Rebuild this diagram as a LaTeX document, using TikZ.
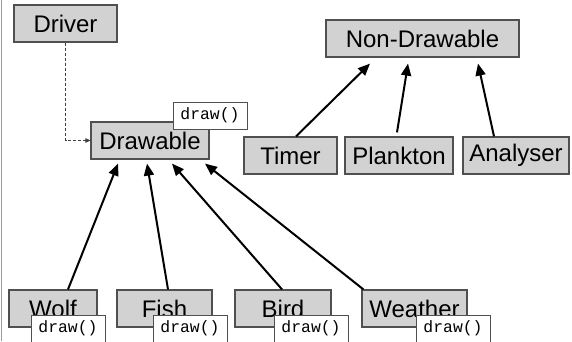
\documentclass[tikz,border=0pt]{standalone}
\usepackage{fontspec}
\setmainfont{Liberation Sans}
\setmonofont{Liberation Mono}
\usepackage{xcolor}
\usetikzlibrary{arrows.meta,positioning,calc}

\definecolor{boxfill}{HTML}{D2D2D2}
\definecolor{boxline}{HTML}{505050}

\begin{document}
\begin{tikzpicture}[x=1pt, y=1pt, every node/.style={align=center}]
\tikzset{
  cls/.style={draw=boxline, fill=boxfill, line width=1.2pt, inner sep=0pt,
    minimum height=37pt, font=\fontsize{24}{28}\selectfont},
  meth/.style={draw=boxline, fill=white, line width=0.8pt, inner sep=0pt,
    minimum width=74pt, minimum height=27pt, font=\ttfamily\fontsize{16.4}{19}\selectfont},
  inherit/.style={line width=2pt, -{Triangle[length=12pt,width=10pt]}},
  uses/.style={black!75, line width=0.8pt, dash pattern=on 3pt off 2pt, -{Triangle[length=5pt,width=4.5pt]}}
}
\useasboundingbox (0,0) rectangle (572,341);
\draw[gray!80, line width=1.2pt] (1.5,0) -- (1.5,341);

\node[cls, minimum width=103pt] (driver) at (65.5,317.5) {Driver};
\node[cls, minimum width=118pt] (drawable) at (150,200.5) {Drawable};
\node[meth] (drawablem) at (210,225.5) {draw()};

\node[cls, minimum width=193pt] (nondraw) at (422.5,302.5) {Non-Drawable};
\node[cls, minimum width=93pt] (timer) at (290.5,185.5) {Timer};
\node[cls, minimum width=108pt] (plankton) at (399,185.5) {Plankton};
\node[cls, minimum width=106pt] (analyser) at (516,185.5) {Analyser};

\node[cls, minimum width=88pt] (wolf) at (53,32.5) {Wolf};
\node[cls, minimum width=95pt] (fish) at (164.5,32.5) {Fish};
\node[cls, minimum width=96pt] (bird) at (283,32.5) {Bird};
\node[cls, minimum width=105pt] (weather) at (414.5,32.5) {Weather};
\node[meth] (wolfm) at (68,12.5) {draw()};
\node[meth] (fishm) at (190,12.5) {draw()};
\node[meth] (birdm) at (311,12.5) {draw()};
\node[meth] (weatherm) at (453,12.5) {draw()};

\draw[uses] (driver.south) |- (drawable.west);

\draw[inherit] ($(wolf.north)+(15,0)$) -- ($(drawable.south)+(-32,-4)$);
\draw[inherit] ($(fish.north)+(3.5,0)$) -- ($(drawable.south)+(-3,-4)$);
\draw[inherit] ($(bird.north)+(-1,0)$) -- ($(drawable.south)+(22,-4)$);
\draw[inherit] ($(weather.north west)+(2,0)$) -- ($(drawable.south)+(55,-4)$);

\draw[inherit] ($(timer.north)+(5.5,0)$) -- ($(nondraw.south)+(-52.5,-6)$);
\draw[inherit] ($(plankton.north)+(-2,4)$) -- ($(nondraw.south)+(-14.5,-6)$);
\draw[inherit] ($(analyser.north)+(-22,0)$) -- ($(nondraw.south)+(55.5,-6)$);
\end{tikzpicture}
\end{document}
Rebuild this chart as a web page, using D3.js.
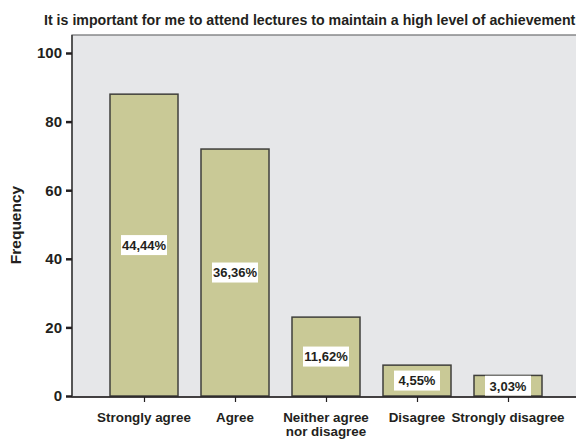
<!DOCTYPE html>
<html>
<head>
<meta charset="utf-8">
<script src="https://cdn.jsdelivr.net/npm/d3@7"></script>
<style>
  body { margin: 0; background: #fff; }
  text { font-family: 'Liberation Sans', Arial, sans-serif; font-weight: bold; fill: #231f20; }
</style>
</head>
<body>
<svg width="576" height="439"></svg>
<script>
const title = 'It is important for me to attend lectures to maintain a high level of achievement'
const categories = ['Strongly agree', 'Agree', 'Neither agree|nor disagree', 'Disagree', 'Strongly disagree']
const frequencies = [88, 72, 23, 9, 6]
const percentLabels = ['44,44%', '36,36%', '11,62%', '4,55%', '3,03%']
const yTicks = [0, 20, 40, 60, 80, 100]

const svg = d3.select('svg')
const plot = { left: 72, top: 35, right: 580, bottom: 397 }

const x = d3.scalePoint()
  .domain(categories)
  .range([98.5, 553.5])
  .padding(0.5)
const barWidth = 68

const y = d3.scaleLinear()
  .domain([0, 100])
  .range([396, 53])

// plot background
svg.append('rect')
  .attr('x', plot.left).attr('y', plot.top)
  .attr('width', plot.right - plot.left).attr('height', plot.bottom - plot.top)
  .attr('fill', '#e6e7e9')
  .attr('stroke', '#6d6e70').attr('stroke-width', 1.2)

// title
svg.append('text')
  .attr('x', 44).attr('y', 25)
  .attr('font-size', 14.2)
  .text(title)

// bars
svg.selectAll('rect.bar').data(frequencies)
  .join('rect')
  .attr('class', 'bar')
  .attr('x', (d, i) => x(categories[i]) - barWidth / 2)
  .attr('width', barWidth)
  .attr('y', d => y(d))
  .attr('height', d => y(0) - y(d))
  .attr('fill', '#c9c996')
  .attr('stroke', '#3f3f3b')
  .attr('stroke-width', 1.5)

// percent labels
const lab = svg.selectAll('g.lab').data(frequencies)
  .join('g')
  .attr('class', 'lab')
  .attr('transform', (d, i) => `translate(${x(categories[i])},${(y(d) + y(0)) / 2})`)
lab.append('rect')
  .attr('x', -23).attr('width', 46)
  .attr('y', -10).attr('height', 20)
  .attr('fill', '#fff')
lab.append('text')
  .attr('text-anchor', 'middle')
  .attr('dy', '0.37em')
  .attr('font-size', 13)
  .text((d, i) => percentLabels[i])

// x axis
svg.append('line')
  .attr('x1', plot.left).attr('x2', plot.right)
  .attr('y1', plot.bottom).attr('y2', plot.bottom)
  .attr('stroke', '#231f20').attr('stroke-width', 1.5)
const xa = svg.append('g').attr('transform', `translate(0,${plot.bottom})`)
  .call(d3.axisBottom(x).tickSize(5).tickFormat(''))
xa.select('.domain').remove()
xa.selectAll('line').attr('stroke', '#231f20').attr('stroke-width', 1.2)
xa.selectAll('.tick text').remove()
categories.forEach(c => {
  const t = svg.append('text')
    .attr('x', x(c)).attr('y', 422)
    .attr('text-anchor', 'middle')
    .attr('font-size', 13.4)
  c.split('|').forEach((line, j) => {
    t.append('tspan').attr('x', x(c)).attr('dy', j === 0 ? 0 : 13.5).text(line)
  })
})

// y axis
svg.append('line')
  .attr('x1', plot.left).attr('x2', plot.left)
  .attr('y1', plot.top).attr('y2', plot.bottom)
  .attr('stroke', '#3d3d3d').attr('stroke-width', 1.5)
const ya = svg.append('g').attr('transform', `translate(${plot.left},0)`)
  .call(d3.axisLeft(y).tickValues(yTicks).tickSize(6).tickPadding(4))
ya.select('.domain').remove()
ya.selectAll('line').attr('stroke', '#231f20').attr('stroke-width', 2.5)
ya.selectAll('text').attr('font-size', 15).attr('font-family', null).attr('font-weight', 'bold')

svg.append('text')
  .attr('transform', 'translate(21,225) rotate(-90)')
  .attr('text-anchor', 'middle')
  .attr('font-size', 15.5)
  .text('Frequency')
</script>
</body>
</html>
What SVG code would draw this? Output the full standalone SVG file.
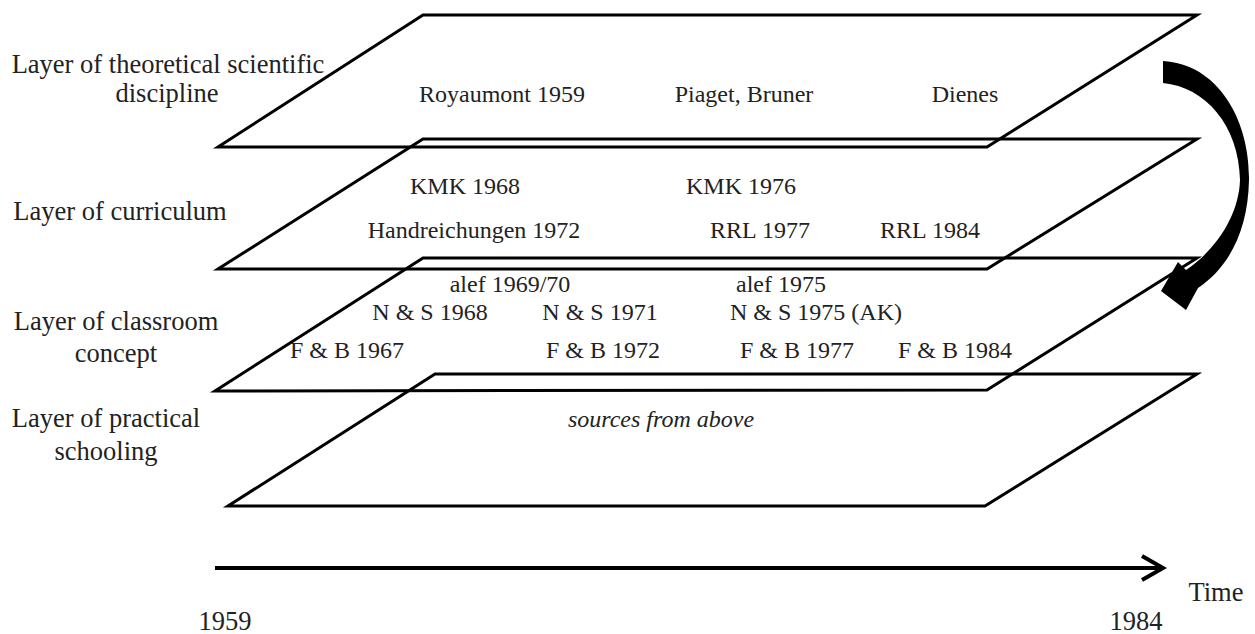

*-*-*

OBJECTIVE: Print the records word for word and exclude any picture they hold.

THE SOLUTION:
Rebuild this diagram as a LaTeX document, using TikZ.
\documentclass[tikz,border=0pt]{standalone}
\usepackage{fontspec}
\setmainfont{Liberation Sans}
\setmonofont{Liberation Mono}
\usepackage{xcolor}
\usetikzlibrary{arrows.meta,positioning,calc}

\definecolor{boxfill}{HTML}{D2D2D2}
\definecolor{boxline}{HTML}{505050}

\begin{document}
\begin{tikzpicture}[x=1pt, y=1pt, every node/.style={align=center}]
\tikzset{
  cls/.style={draw=boxline, fill=boxfill, line width=1.2pt, inner sep=0pt,
    minimum height=37pt, font=\fontsize{24}{28}\selectfont},
  meth/.style={draw=boxline, fill=white, line width=0.8pt, inner sep=0pt,
    minimum width=74pt, minimum height=27pt, font=\ttfamily\fontsize{16.4}{19}\selectfont},
  inherit/.style={line width=2pt, -{Triangle[length=12pt,width=10pt]}},
  uses/.style={black!75, line width=0.8pt, dash pattern=on 3pt off 2pt, -{Triangle[length=5pt,width=4.5pt]}}
}
\useasboundingbox (0,0) rectangle (572,341);
\draw[gray!80, line width=1.2pt] (1.5,0) -- (1.5,341);

\node[cls, minimum width=103pt] (driver) at (65.5,317.5) {Driver};
\node[cls, minimum width=118pt] (drawable) at (150,200.5) {Drawable};
\node[meth] (drawablem) at (210,225.5) {draw()};

\node[cls, minimum width=193pt] (nondraw) at (422.5,302.5) {Non-Drawable};
\node[cls, minimum width=93pt] (timer) at (290.5,185.5) {Timer};
\node[cls, minimum width=108pt] (plankton) at (399,185.5) {Plankton};
\node[cls, minimum width=106pt] (analyser) at (516,185.5) {Analyser};

\node[cls, minimum width=88pt] (wolf) at (53,32.5) {Wolf};
\node[cls, minimum width=95pt] (fish) at (164.5,32.5) {Fish};
\node[cls, minimum width=96pt] (bird) at (283,32.5) {Bird};
\node[cls, minimum width=105pt] (weather) at (414.5,32.5) {Weather};
\node[meth] (wolfm) at (68,12.5) {draw()};
\node[meth] (fishm) at (190,12.5) {draw()};
\node[meth] (birdm) at (311,12.5) {draw()};
\node[meth] (weatherm) at (453,12.5) {draw()};

\draw[uses] (driver.south) |- (drawable.west);

\draw[inherit] ($(wolf.north)+(15,0)$) -- ($(drawable.south)+(-32,-4)$);
\draw[inherit] ($(fish.north)+(3.5,0)$) -- ($(drawable.south)+(-3,-4)$);
\draw[inherit] ($(bird.north)+(-1,0)$) -- ($(drawable.south)+(22,-4)$);
\draw[inherit] ($(weather.north west)+(2,0)$) -- ($(drawable.south)+(55,-4)$);

\draw[inherit] ($(timer.north)+(5.5,0)$) -- ($(nondraw.south)+(-52.5,-6)$);
\draw[inherit] ($(plankton.north)+(-2,4)$) -- ($(nondraw.south)+(-14.5,-6)$);
\draw[inherit] ($(analyser.north)+(-22,0)$) -- ($(nondraw.south)+(55.5,-6)$);
\end{tikzpicture}
\end{document}
Rebuild this chart as a web page, using D3.js.
<!DOCTYPE html>
<html>
<head>
<meta charset="utf-8">
<script src="https://cdn.jsdelivr.net/npm/d3@7"></script>
<style>
  body { margin: 0; background: #fff; }
  text { font-family: 'Liberation Sans', Arial, sans-serif; font-weight: bold; fill: #231f20; }
</style>
</head>
<body>
<svg width="576" height="439"></svg>
<script>
const title = 'It is important for me to attend lectures to maintain a high level of achievement'
const categories = ['Strongly agree', 'Agree', 'Neither agree|nor disagree', 'Disagree', 'Strongly disagree']
const frequencies = [88, 72, 23, 9, 6]
const percentLabels = ['44,44%', '36,36%', '11,62%', '4,55%', '3,03%']
const yTicks = [0, 20, 40, 60, 80, 100]

const svg = d3.select('svg')
const plot = { left: 72, top: 35, right: 580, bottom: 397 }

const x = d3.scalePoint()
  .domain(categories)
  .range([98.5, 553.5])
  .padding(0.5)
const barWidth = 68

const y = d3.scaleLinear()
  .domain([0, 100])
  .range([396, 53])

// plot background
svg.append('rect')
  .attr('x', plot.left).attr('y', plot.top)
  .attr('width', plot.right - plot.left).attr('height', plot.bottom - plot.top)
  .attr('fill', '#e6e7e9')
  .attr('stroke', '#6d6e70').attr('stroke-width', 1.2)

// title
svg.append('text')
  .attr('x', 44).attr('y', 25)
  .attr('font-size', 14.2)
  .text(title)

// bars
svg.selectAll('rect.bar').data(frequencies)
  .join('rect')
  .attr('class', 'bar')
  .attr('x', (d, i) => x(categories[i]) - barWidth / 2)
  .attr('width', barWidth)
  .attr('y', d => y(d))
  .attr('height', d => y(0) - y(d))
  .attr('fill', '#c9c996')
  .attr('stroke', '#3f3f3b')
  .attr('stroke-width', 1.5)

// percent labels
const lab = svg.selectAll('g.lab').data(frequencies)
  .join('g')
  .attr('class', 'lab')
  .attr('transform', (d, i) => `translate(${x(categories[i])},${(y(d) + y(0)) / 2})`)
lab.append('rect')
  .attr('x', -23).attr('width', 46)
  .attr('y', -10).attr('height', 20)
  .attr('fill', '#fff')
lab.append('text')
  .attr('text-anchor', 'middle')
  .attr('dy', '0.37em')
  .attr('font-size', 13)
  .text((d, i) => percentLabels[i])

// x axis
svg.append('line')
  .attr('x1', plot.left).attr('x2', plot.right)
  .attr('y1', plot.bottom).attr('y2', plot.bottom)
  .attr('stroke', '#231f20').attr('stroke-width', 1.5)
const xa = svg.append('g').attr('transform', `translate(0,${plot.bottom})`)
  .call(d3.axisBottom(x).tickSize(5).tickFormat(''))
xa.select('.domain').remove()
xa.selectAll('line').attr('stroke', '#231f20').attr('stroke-width', 1.2)
xa.selectAll('.tick text').remove()
categories.forEach(c => {
  const t = svg.append('text')
    .attr('x', x(c)).attr('y', 422)
    .attr('text-anchor', 'middle')
    .attr('font-size', 13.4)
  c.split('|').forEach((line, j) => {
    t.append('tspan').attr('x', x(c)).attr('dy', j === 0 ? 0 : 13.5).text(line)
  })
})

// y axis
svg.append('line')
  .attr('x1', plot.left).attr('x2', plot.left)
  .attr('y1', plot.top).attr('y2', plot.bottom)
  .attr('stroke', '#3d3d3d').attr('stroke-width', 1.5)
const ya = svg.append('g').attr('transform', `translate(${plot.left},0)`)
  .call(d3.axisLeft(y).tickValues(yTicks).tickSize(6).tickPadding(4))
ya.select('.domain').remove()
ya.selectAll('line').attr('stroke', '#231f20').attr('stroke-width', 2.5)
ya.selectAll('text').attr('font-size', 15).attr('font-family', null).attr('font-weight', 'bold')

svg.append('text')
  .attr('transform', 'translate(21,225) rotate(-90)')
  .attr('text-anchor', 'middle')
  .attr('font-size', 15.5)
  .text('Frequency')
</script>
</body>
</html>
What SVG code would draw this? Output the full standalone SVG file.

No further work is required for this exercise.